If we are not careful semi-criminal rackets in the defense and intelligence nexus will continue to share the spoils of the energy sector with politicians who can be trusted to keep democratic ownership and control off the agenda. We will remain in a world of permanent emergency and, perhaps, low-level war as the institutions that justify their existence through their claims to keep us safe find ways to keep themselves busy and distract our attention from the alternative.
Forms of energy generation that can be funded and effectively overseen by medium-sized communities of users offer the best hope for an escape from the concentrations of power that we find in the current mix of oil, gas, coal and nuclear. While it would be pleasant to think that individuals and families could provide for their own energy needs, this is at present the politics of the hobby farm. A few rich individuals, George W. Bush in Crawford, David Cameron in Notting Hill, for example, can kit themselves out with windmills. But somewhat larger scale projects will be needed if we are to replace hydrocarbons completely.

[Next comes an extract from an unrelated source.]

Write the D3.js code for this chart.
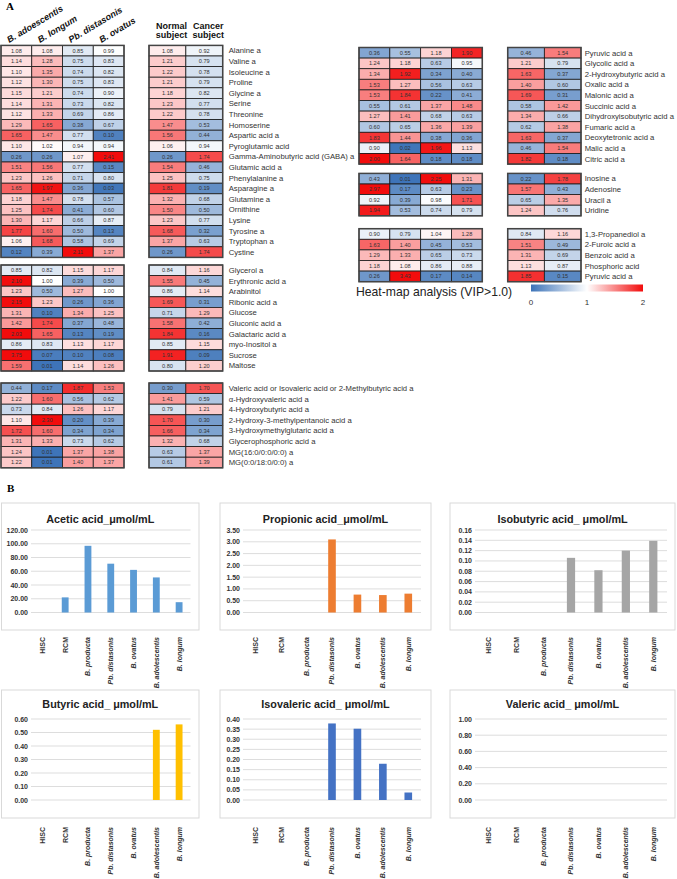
<!DOCTYPE html>
<html><head><meta charset="utf-8">
<script src="https://cdn.jsdelivr.net/npm/d3@7"></script>
<style>body{margin:0;background:#fff} svg{display:block}</style>
</head><body>
<svg id="c" width="677" height="879"></svg>
<script>
// ---------------- DATA ----------------
const heatBacteria = ["B. adoescentis", "B. longum", "Pb. distasonis", "B. ovatus"];
const heatSubjects = [["Normal", "subject"], ["Cancer", "subject"]];

const aminoNames = ["Alanine a","Valine a","Isoleucine a","Proline","Glycine a","Serine","Threonine","Homoserine","Aspartic acid a","Pyroglutamic acid","Gamma-Aminobutyric acid (GABA) a","Glutamic acid a","Phenylalanine a","Asparagine a","Glutamine a","Ornithine","Lysine","Tyrosine a","Tryptophan a","Cystine"];
const aminoValues = [
 [1.08,1.08,0.85,0.99,1.08,0.92],[1.14,1.28,0.75,0.83,1.21,0.79],[1.10,1.35,0.74,0.82,1.22,0.78],
 [1.12,1.30,0.75,0.83,1.21,0.79],[1.15,1.21,0.74,0.90,1.18,0.82],[1.14,1.31,0.73,0.82,1.23,0.77],
 [1.12,1.33,0.69,0.86,1.22,0.78],[1.29,1.65,0.38,0.67,1.47,0.53],[1.65,1.47,0.77,0.10,1.56,0.44],
 [1.10,1.02,0.94,0.94,1.06,0.94],[0.26,0.26,1.07,2.41,0.26,1.74],[1.51,1.56,0.77,0.15,1.54,0.46],
 [1.23,1.26,0.71,0.80,1.25,0.75],[1.65,1.97,0.36,0.03,1.81,0.19],[1.18,1.47,0.78,0.57,1.32,0.68],
 [1.25,1.74,0.41,0.60,1.50,0.50],[1.30,1.17,0.66,0.87,1.23,0.77],[1.77,1.60,0.50,0.13,1.68,0.32],
 [1.06,1.68,0.58,0.69,1.37,0.63],[0.12,0.39,2.11,1.37,0.26,1.74]];

const sugarNames = ["Glycerol a","Erythronic acid a","Arabinitol","Ribonic acid a","Glucose","Gluconic acid a","Galactaric acid a","myo-Inositol a","Sucrose","Maltose"];
const sugarValues = [
 [0.85,0.82,1.15,1.17,0.84,1.16],[2.10,1.00,0.39,0.50,1.55,0.45],[1.23,0.50,1.27,1.00,0.86,1.14],
 [2.15,1.23,0.26,0.36,1.69,0.31],[1.31,0.10,1.34,1.25,0.71,1.29],[1.42,1.74,0.37,0.48,1.58,0.42],
 [2.03,1.65,0.13,0.19,1.84,0.16],[0.86,0.83,1.13,1.17,0.85,1.15],[3.75,0.07,0.10,0.08,1.91,0.09],
 [1.59,0.01,1.14,1.26,0.80,1.20]];

const fattyNames = ["Valeric acid or Isovaleric acid or 2-Methylbutyric acid a","α-Hydroxyvaleric acid  a","4-Hydroxybutyric acid a","2-Hydroxy-3-methylpentanoic acid a","3-Hydroxymethylglutaric acid  a","Glycerophosphoric acid a","MG(16:0/0:0/0:0) a","MG(0:0/18:0/0:0) a"];
const fattyValues = [
 [0.44,0.17,1.87,1.53,0.30,1.70],[1.22,1.60,0.56,0.62,1.41,0.59],[0.73,0.84,1.26,1.17,0.79,1.21],
 [1.10,2.30,0.20,0.39,1.70,0.30],[1.72,1.60,0.34,0.34,1.66,0.34],[1.31,1.33,0.73,0.62,1.32,0.68],
 [1.24,0.01,1.37,1.38,0.63,1.37],[1.22,0.01,1.40,1.37,0.61,1.39]];

const organicNames = ["Pyruvic acid a","Glycolic acid a","2-Hydroxybutyric acid a","Oxalic acid a","Malonic acid a","Succinic acid a","Dihydroxyisobutyric acid a","Fumaric acid a","Deoxytetronic acid a","Malic acid a","Citric acid a"];
const organicValues = [
 [0.36,0.55,1.18,1.90,0.46,1.54],[1.24,1.18,0.63,0.95,1.21,0.79],[1.34,1.92,0.34,0.40,1.63,0.37],
 [1.53,1.27,0.56,0.63,1.40,0.60],[1.53,1.84,0.22,0.41,1.69,0.31],[0.55,0.61,1.37,1.48,0.58,1.42],
 [1.27,1.41,0.68,0.63,1.34,0.66],[0.60,0.65,1.36,1.39,0.62,1.38],[1.83,1.44,0.38,0.36,1.63,0.37],
 [0.90,0.02,1.96,1.13,0.46,1.54],[2.00,1.64,0.18,0.18,1.82,0.18]];

const nucleoNames = ["Inosine a","Adenosine","Uracil a","Uridine"];
const nucleoValues = [
 [0.43,0.01,2.25,1.31,0.22,1.78],[2.97,0.17,0.63,0.23,1.57,0.43],
 [0.92,0.39,0.98,1.71,0.65,1.35],[1.94,0.53,0.74,0.79,1.24,0.76]];

const otherNames = ["1,3-Propanediol a","2-Furoic acid a","Benzoic acid a","Phosphoric acid","Pyruvic acid a"];
const otherValues = [
 [0.90,0.79,1.04,1.28,0.84,1.16],[1.63,1.40,0.45,0.53,1.51,0.49],[1.29,1.33,0.65,0.73,1.31,0.69],
 [1.18,1.08,0.86,0.88,1.13,0.87],[0.26,3.43,0.17,0.14,1.85,0.15]];

const legendTicks = [0, 1, 2];

const barCategories = ["HISC","RCM","B. producta","Pb. distasonis","B. ovatus","B. adolescentis","B. longum"];
const aceticValues     = [0, 22, 97, 71, 62, 51, 15];
const propionicValues  = [0, 0, 0, 3.10, 0.76, 0.74, 0.80];
const isobutyricValues = [0, 0, 0, 0.106, 0.082, 0.120, 0.139];
const butyricValues    = [0, 0, 0, 0, 0, 0.52, 0.56];
const isovalericValues = [0, 0, 0, 0.378, 0.352, 0.179, 0.037];
const valericValues    = [0, 0, 0, 0, 0, 0, 0];
const aceticTicks     = [0,20,40,60,80,100,120];
const propionicTicks  = [0,0.5,1,1.5,2,2.5,3,3.5];
const isobutyricTicks = [0,0.02,0.04,0.06,0.08,0.10,0.12,0.14,0.16];
const butyricTicks    = [0,0.1,0.2,0.3,0.4,0.5,0.6];
const isovalericTicks = [0,0.05,0.1,0.15,0.2,0.25,0.3,0.35,0.4];
const valericTicks    = [0,0.2,0.4,0.6,0.8,1.0];

// ---------------- DRAW ----------------
const svg = d3.select("#c");
const FONT = "'Liberation Sans', Arial, Helvetica, sans-serif";
const color = d3.scaleLinear().domain([0,1,2]).range(["#3c73b8","#ffffff","#f20c0c"]).clamp(true);

svg.append("text").attr("x",6).attr("y",10).attr("font-family","'Liberation Serif', 'DejaVu Serif', serif")
  .attr("font-weight","bold").attr("font-size",11).text("A");
svg.append("text").attr("x",7).attr("y",492).attr("font-family","'Liberation Serif', 'DejaVu Serif', serif")
  .attr("font-weight","bold").attr("font-size",11).text("B");

const ROW_H = 10.6;
const sides = {
  left:  {bac:[1,124],     subj:[149,222.7], label:228.7},
  right: {bac:[359,482.3], subj:[507.7,581], label:584.7}
};
const groups = [
  {names:aminoNames,   values:aminoValues,   side:"left",  top:45.4},
  {names:sugarNames,   values:sugarValues,   side:"left",  top:265},
  {names:fattyNames,   values:fattyValues,   side:"left",  top:383},
  {names:organicNames, values:organicValues, side:"right", top:47.5},
  {names:nucleoNames,  values:nucleoValues,  side:"right", top:173.4},
  {names:otherNames,   values:otherValues,   side:"right", top:228.7}
];

const hx = {};
for (const k of Object.keys(sides)) {
  hx[k] = {
    bac: d3.scaleBand().domain(d3.range(heatBacteria.length)).range(sides[k].bac),
    subj: d3.scaleBand().domain(d3.range(heatSubjects.length)).range(sides[k].subj)
  };
}

groups.forEach(g => {
  const s = sides[g.side], X = hx[g.side];
  const y = d3.scaleBand().domain(d3.range(g.names.length)).range([g.top, g.top + ROW_H*g.names.length]);
  const gg = svg.append("g");
  g.values.forEach((row, i) => {
    row.forEach((v, j) => {
      const sc = j < 4 ? X.bac : X.subj;
      const jj = j < 4 ? j : j - 4;
      const x0 = sc(jj), w = sc.bandwidth();
      gg.append("rect").attr("x",x0).attr("y",y(i)).attr("width",w).attr("height",y.bandwidth())
        .attr("fill",color(v)).attr("stroke","#1a1a1a").attr("stroke-width",0.8);
      gg.append("text").attr("x",x0+w/2).attr("y",y(i)+y.bandwidth()/2+1.9)
        .attr("text-anchor","middle").attr("font-family",FONT).attr("font-size",5.6)
        .attr("fill","#333").text(v.toFixed(2));
    });
    gg.append("text").attr("x",s.label).attr("y",y(i)+y.bandwidth()/2+2.7)
      .attr("font-family",FONT).attr("font-size",7.7).attr("fill","#333")
      .text(g.names[i]);
  });
  const yr = y.range();
  [s.bac, s.subj].forEach(r => {
    gg.append("rect").attr("x",r[0]).attr("y",yr[0]).attr("width",r[1]-r[0]).attr("height",yr[1]-yr[0])
      .attr("fill","none").attr("stroke","#444").attr("stroke-width",1.5);
  });
});

// headers (left side only)
heatBacteria.forEach((name, i) => {
  const sc = hx.left.bac;
  svg.append("text").attr("transform",`translate(${sc(i)+sc.bandwidth()*0.27},43) rotate(-31)`)
    .attr("font-family",FONT).attr("font-weight","bold").attr("font-style","italic")
    .attr("font-size",9).attr("fill","#111").text(name);
});
heatSubjects.forEach((lines, i) => {
  const sc = hx.left.subj;
  const cx = sc(i) + sc.bandwidth()/2 + 4;
  lines.forEach((t, k) => {
    svg.append("text").attr("x",cx).attr("y",29 + k*8.6).attr("text-anchor","middle")
      .attr("font-family",FONT).attr("font-weight","bold").attr("font-size",9).attr("fill","#111").text(t);
  });
});

// legend
svg.append("text").attr("x",356).attr("y",296).attr("font-family",FONT).attr("font-size",12.2)
  .attr("fill","#222").text("Heat-map analysis (VIP>1.0)");
const lx = d3.scaleLinear().domain([0,2]).range([531,643]);
const defs = svg.append("defs");
const grad = defs.append("linearGradient").attr("id","hm");
legendTicks.forEach(t => grad.append("stop").attr("offset",(t/2*100)+"%").attr("stop-color",color(t)));
svg.append("rect").attr("x",lx(0)).attr("y",284.5).attr("width",lx(2)-lx(0)).attr("height",7)
  .attr("fill","url(#hm)");
legendTicks.forEach(t => {
  svg.append("text").attr("x",lx(t)).attr("y",305).attr("text-anchor","middle")
    .attr("font-family",FONT).attr("font-size",8).attr("fill","#333").text(t);
});

// bar charts
const rowsB = [
  {box:[503,630], top:530, zero:612.5, title:523, label:637},
  {box:[690,818], top:719, zero:800,   title:708, label:827}
];
const colsB = [
  {box:[1.5,199], plot:[31,190.5]},
  {box:[220,431], plot:[243,421]},
  {box:[450,675], plot:[475,667]}
];
const panels = [
  {title:"Acetic acid_μmol/mL",       values:aceticValues,     ticks:aceticTicks,     color:"#5B9BD5", r:0, c:0},
  {title:"Propionic acid_μmol/mL",    values:propionicValues,  ticks:propionicTicks,  color:"#ED7D31", r:0, c:1},
  {title:"Isobutyric acid_ μmol/mL",  values:isobutyricValues, ticks:isobutyricTicks, color:"#A5A5A5", r:0, c:2},
  {title:"Butyric acid_ μmol/mL",     values:butyricValues,    ticks:butyricTicks,    color:"#FFC000", r:1, c:0},
  {title:"Isovaleric acid_ μmol/mL",  values:isovalericValues, ticks:isovalericTicks, color:"#4472C4", r:1, c:1},
  {title:"Valeric acid_ μmol/mL",     values:valericValues,    ticks:valericTicks,    color:"#70AD47", r:1, c:2}
];
const fmt = d3.format(".2f");
panels.forEach(p => {
  const R = rowsB[p.r], C = colsB[p.c];
  const g = svg.append("g");
  g.append("rect").attr("x",C.box[0]).attr("y",R.box[0]).attr("width",C.box[1]-C.box[0]).attr("height",R.box[1]-R.box[0])
    .attr("fill","#fff").attr("stroke","#d9d9d9").attr("stroke-width",1);
  const x = d3.scaleBand().domain(barCategories).range(C.plot);
  const y = d3.scaleLinear().domain([0, d3.max(p.ticks)]).range([R.zero, R.top]);
  p.ticks.forEach(t => {
    g.append("line").attr("x1",C.plot[0]).attr("x2",C.plot[1]).attr("y1",y(t)).attr("y2",y(t))
      .attr("stroke","#d9d9d9").attr("stroke-width",0.9);
    g.append("text").attr("x",C.plot[0]-3).attr("y",y(t)+2.5).attr("text-anchor","end")
      .attr("font-family",FONT).attr("font-weight","bold").attr("font-size",7).attr("fill","#333").text(fmt(t));
  });
  const bw = x.bandwidth()*0.3;
  barCategories.forEach((cat, i) => {
    const v = p.values[i];
    if (v > 0) {
      g.append("rect").attr("x",x(cat)+x.bandwidth()/2-bw/2).attr("y",y(v))
        .attr("width",bw).attr("height",y(0)-y(v)).attr("fill",p.color);
    }
    const cx = x(cat)+x.bandwidth()/2;
    g.append("text").attr("transform",`translate(${cx+2.4},${R.label}) rotate(-90)`)
      .attr("text-anchor","end").attr("font-family",FONT).attr("font-weight","bold")
      .attr("font-style", i < 2 ? "normal" : "italic")
      .attr("font-size",7).attr("fill","#333").text(cat);
  });
  g.append("text").attr("x",(C.box[0]+C.box[1])/2).attr("y",R.title).attr("text-anchor","middle")
    .attr("font-family",FONT).attr("font-weight","bold").attr("font-size",10.8).attr("fill","#222").text(p.title);
});
</script>
</body></html>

I am not about to pronounce on the relative merits of wind, tidal, geothermal, and solar power. Nor do I want to detract attention from the need for greater energy efficiency. But I want to stress that the legislative environment and the framework of subsidies in which new investment in the energy infrastructure takes place should aim to create energy capacity that is owned and controlled by the citizens who pay for it and use it. New investment in energy technology offers us a chance to create small and medium sized plants that deliver very cheap energy and that can be managed by the people who use them. The political implications of an energy infrastructure that is subject to participatory control can hardly be exaggerated.
The military-intelligence functions of Western states could be scaled back. Central states would become more accountable to their citizens as their need for secrecy declined. The real costs of energy would fall as it became a public good as well as a privately traded commodity. We could ensure that no one dies of cold, for example, and we could end the ruinously expensive and uncompetitive cartels that currently dominate the industry in much of the English-speaking world.
Those who love the state and the exercise of secret power understand this. Those who currently profit from control of fossil fuels understand this. How can the public as a whole be made to grasp the central importance of decisions about energy policy that are being made now, often far from the glare of publicity?